Meta (META) is doubling down on artificial intelligence with a pair of multi-billion-dollar moves that highlight both its reliance on outside compute and its drive to build custom silicon.
The company signed a $14.2 billion agreement with CoreWeave (CRWV) to lock in access to Nvidia-powered infrastructure through December 2031, with an option to extend into 2032, reports Reuters.
CRWV surged 15% on the news, valuing the firm at about $60 billion.
The contract gives Meta access to Nvidia’s latest GB300 systems. For the social media giant, the deal underscores its effort to strengthen the backbone behind products such as its Ray-Ban smart glasses.
Meta has invested tens of billions of dollars in US data centers and is paying premium salaries to recruit AI engineers, but it is also trying to reduce reliance on external providers by building custom silicon.

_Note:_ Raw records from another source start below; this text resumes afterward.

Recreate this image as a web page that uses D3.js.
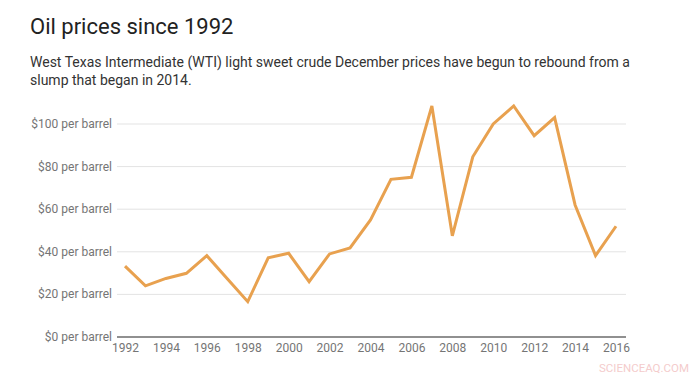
<!DOCTYPE html>
<html>
<head>
<meta charset="utf-8">
<script src="https://cdn.jsdelivr.net/npm/d3@7"></script>
<style>
  html, body { margin: 0; padding: 0; background: #fff; }
  svg { display: block; font-family: Roboto, "Noto Sans", sans-serif; }
</style>
</head>
<body>
<svg id="chart" width="700" height="382"></svg>
<script>
const years = [1992,1993,1994,1995,1996,1997,1998,1999,2000,2001,2002,2003,2004,2005,2006,2007,2008,2009,2010,2011,2012,2013,2014,2015,2016];
const prices = [33.3,24,27.5,29.9,38.2,27.4,16.6,37.2,39.3,26,39,41.8,55,74,75,108.5,47.5,84.6,100,108.5,94.5,103,62,38.2,52];
const yTicks = [0,20,40,60,80,100];
const xTicks = [1992,1994,1996,1998,2000,2002,2004,2006,2008,2010,2012,2014,2016];

const svg = d3.select("#chart");
const plotLeft = 117, plotRight = 626, plotTop = 124, plotBottom = 337;

const x = d3.scaleLinear().domain([1992, 2016]).range([125, 616]);
const y = d3.scaleLinear().domain([0, 100]).range([plotBottom, plotTop]);

svg.append("text").attr("x", 30).attr("y", 34)
  .attr("font-size", 22).attr("fill", "#222").text("Oil prices since 1992");
svg.append("text").attr("x", 30).attr("y", 67)
  .attr("font-size", 14).attr("fill", "#333")
  .text("West Texas Intermediate (WTI) light sweet crude December prices have begun to rebound from a");
svg.append("text").attr("x", 30).attr("y", 85)
  .attr("font-size", 14).attr("fill", "#333")
  .text("slump that began in 2014.");

// gridlines
const g = svg.append("g");
g.selectAll("line.grid").data(yTicks.filter(d => d > 0)).enter().append("line")
  .attr("x1", plotLeft).attr("x2", plotRight)
  .attr("y1", d => y(d)).attr("y2", d => y(d))
  .attr("stroke", "#e3e3e3").attr("stroke-width", 1);

// y labels
g.selectAll("text.ylab").data(yTicks).enter().append("text")
  .attr("x", 112).attr("y", d => y(d) + 4)
  .attr("text-anchor", "end").attr("font-size", 12).attr("fill", "#757575")
  .text(d => "$" + d + " per barrel");

// x axis
const xAxis = d3.axisBottom(x).tickValues(xTicks).tickFormat(d3.format("d")).tickSize(0).tickPadding(6);
const ax = svg.append("g").attr("transform", `translate(0,${plotBottom})`).call(xAxis);
ax.select(".domain").remove();
ax.selectAll("text").attr("font-size", 12).attr("fill", "#757575").attr("font-family", "Roboto, sans-serif");
svg.append("line").attr("x1", plotLeft).attr("x2", plotRight).attr("y1", plotBottom).attr("y2", plotBottom)
  .attr("stroke", "#222").attr("stroke-width", 1.2);

// line
const line = d3.line().x((d, i) => x(years[i])).y(d => y(d));
svg.append("path").datum(prices)
  .attr("d", line).attr("fill", "none")
  .attr("stroke", "#E8A14F").attr("stroke-width", 3)
  .attr("stroke-linejoin", "miter");

svg.append("text").attr("x", 689).attr("y", 372)
  .attr("text-anchor", "end").attr("font-size", 11.5).attr("fill", "#f4cccc")
  .text("SCIENCEAQ.COM");
</script>
</body>
</html>
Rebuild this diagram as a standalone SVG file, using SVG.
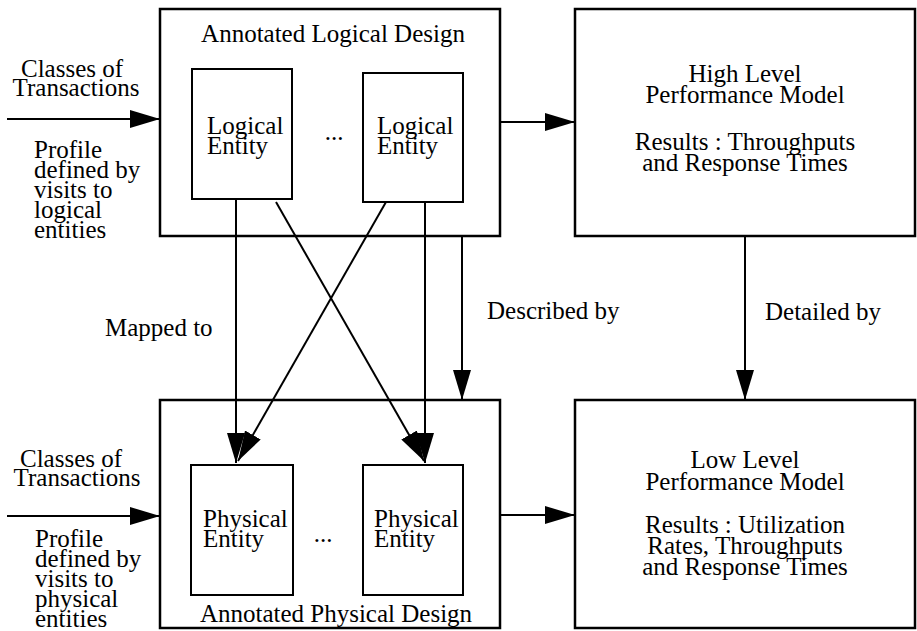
<svg xmlns="http://www.w3.org/2000/svg" width="917" height="631" viewBox="0 0 917 631">
<defs>
<style>
.box{fill:#fff;stroke:#000;stroke-width:2.5}
.ent{fill:#fff;stroke:#000;stroke-width:2}
.ln{stroke:#000;stroke-width:2;fill:none}
text{font-family:"Liberation Serif","Times New Roman",serif;font-size:25px;fill:#000}
.c{text-anchor:middle}
</style>
<marker id="ah" markerUnits="userSpaceOnUse" viewBox="0 0 30 18" markerWidth="30" markerHeight="18" refX="30" refY="9" orient="auto">
<path d="M0,0 L30,9 L0,18 z" fill="#000"/>
</marker>
</defs>
<rect width="917" height="631" fill="#fff"/>

<g id="logical-design">
<rect class="box" x="160" y="9" width="340" height="227"/>
<text x="333" y="42" class="c">Annotated Logical Design</text>
</g>
<g id="logical-entity-1">
<rect class="ent" x="192" y="69" width="100" height="130"/>
<text x="207" y="134">Logical</text>
<text x="207" y="154">Entity</text>
</g>
<g id="logical-dots"><text x="334" y="140" class="c">...</text></g>
<g id="logical-entity-2">
<rect class="ent" x="363" y="73" width="100" height="129"/>
<text x="377" y="134">Logical</text>
<text x="377" y="154">Entity</text>
</g>

<g id="high-level">
<rect class="box" x="575" y="9" width="340" height="227"/>
<text x="745" y="82" class="c">High Level</text>
<text x="745" y="103" class="c">Performance Model</text>
<text x="745" y="150" class="c">Results : Throughputs</text>
<text x="745" y="171" class="c">and Response Times</text>
</g>

<g id="physical-design">
<rect class="box" x="160" y="400" width="340" height="228"/>
<text x="336" y="622" class="c">Annotated Physical Design</text>
</g>
<g id="physical-entity-1">
<rect class="ent" x="191" y="465" width="102" height="130"/>
<text x="203" y="527">Physical</text>
<text x="203" y="547">Entity</text>
</g>
<g id="physical-dots"><text x="323" y="542" class="c">...</text></g>
<g id="physical-entity-2">
<rect class="ent" x="363" y="465" width="100" height="130"/>
<text x="374" y="527">Physical</text>
<text x="374" y="547">Entity</text>
</g>

<g id="low-level">
<rect class="box" x="575" y="400" width="340" height="228"/>
<text x="745" y="468" class="c">Low Level</text>
<text x="745" y="490" class="c">Performance Model</text>
<text x="745" y="533" class="c">Results : Utilization</text>
<text x="745" y="554" class="c">Rates, Throughputs</text>
<text x="745" y="575" class="c">and Response Times</text>
</g>

<g id="input-top">
<text x="72" y="77" class="c">Classes of</text>
<text x="76" y="96" class="c">Transactions</text>
<text x="34" y="158">Profile</text>
<text x="34" y="178">defined by</text>
<text x="34" y="198">visits to</text>
<text x="34" y="218">logical</text>
<text x="34" y="238">entities</text>
</g>
<g id="input-bottom">
<text x="71" y="467" class="c">Classes of</text>
<text x="77" y="486" class="c">Transactions</text>
<text x="35" y="547">Profile</text>
<text x="35" y="567">defined by</text>
<text x="35" y="587">visits to</text>
<text x="35" y="607">physical</text>
<text x="35" y="627">entities</text>
</g>

<g id="connectors">
<line class="ln" x1="7" y1="119" x2="160" y2="119" marker-end="url(#ah)"/>
<line class="ln" x1="7" y1="516" x2="160" y2="516" marker-end="url(#ah)"/>
<line class="ln" x1="500" y1="122" x2="575" y2="122" marker-end="url(#ah)"/>
<line class="ln" x1="500" y1="515" x2="575" y2="515" marker-end="url(#ah)"/>
<line class="ln" x1="236" y1="199" x2="236" y2="463" marker-end="url(#ah)"/>
<line class="ln" x1="425" y1="202" x2="425" y2="463" marker-end="url(#ah)"/>
<line class="ln" x1="276" y1="202" x2="424" y2="461" marker-end="url(#ah)"/>
<line class="ln" x1="386" y1="202" x2="238" y2="461" marker-end="url(#ah)"/>
<line class="ln" x1="462" y1="236" x2="462" y2="400" marker-end="url(#ah)"/>
<line class="ln" x1="745" y1="236" x2="745" y2="400" marker-end="url(#ah)"/>
<text x="105" y="336">Mapped to</text>
<text x="487" y="319">Described by</text>
<text x="765" y="320">Detailed by</text>
</g>
</svg>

The company also says it intends to acquire Santa Clara–based chip startup Rivos, a specialist in RISC-V architecture backed by Intel CEO Lip-Bu Tan.
Yee Jiun Song, vice president of engineering at Meta, says the plan highlights the tech giant’s commitment to its Meta Training and Inference Accelerator (MTIA), a family of custom-designed silicon chips aiming to power the firm’s artificial intelligence workloads.
“Given the success of our first two AI accelerators, we are eager to accelerate and expand our MTIA roadmap. Rivos has deep technical expertise and experience designing and developing the full stack of AI systems.”
The startup, last valued at around $2 billion, has been one of Meta’s suppliers.
Meta did not disclose the financial terms of the Rivos deal, and the company did not respond to Reuters’ request for comment.